Spinning is like basic bike-riding but with a lot of resistance. The kick is that one rarely sits on the bike, making it a trillion times more strenuous. I’m sure at some points of the workout I’m going to have a heart attack or pass out―all I want to do is sit down, but I push myself as hard as I can not do. The instructor, Isabelle, has us take turns peddling as fast as we can while the rest of the class chants our name and encourages us to go faster―exactly what I was hoping wouldn’t happen. An hour later, my legs are so jittery from the peddling that I have a hard time getting off the bike and standing up.

I heave my body to the locker room, this time not paying any attention (or caring) about supermodels, Arnold Schwarzeneggers, or naked grannies. I throw my water bottle and towel into my bag and get my mom to pick me up from the gym; I have no energy left to walk home.

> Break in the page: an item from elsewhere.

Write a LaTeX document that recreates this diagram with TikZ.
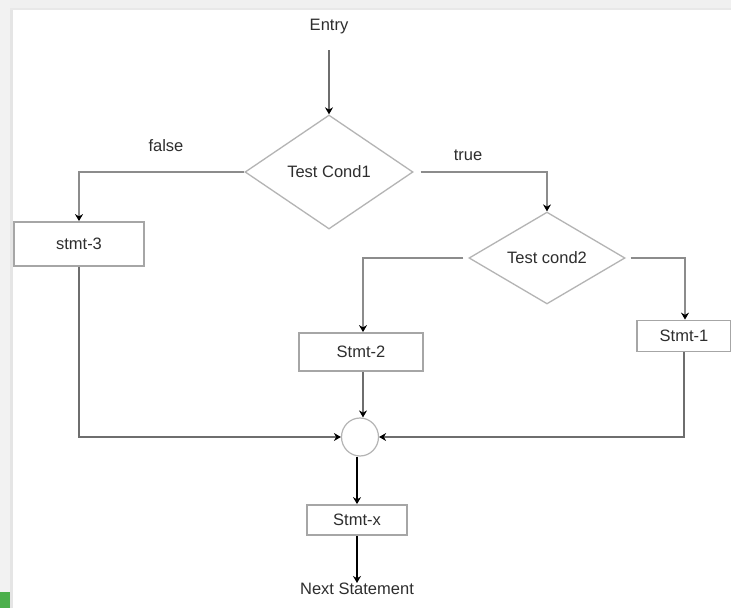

Sitting outside of the gym waiting for my mom, I contemplate the morning, and a strange feeling of belonging comes over me. The two other women from my spinning class walk through the doors, laughing and making plans for lunch. They both smile and wave goodbye to me, and suddenly, it doesn’t matter that I had to wake up early on a Friday morning and walk through snow to get to a place where I was flashed and intimidated. It doesn’t matter that I felt out of place, embarrassed and exhausted. My legs are aching and I’m not sure how I’m going to get into the car when my lift finally arrives. I wave back at them, smiling, and yell “See you next Friday!”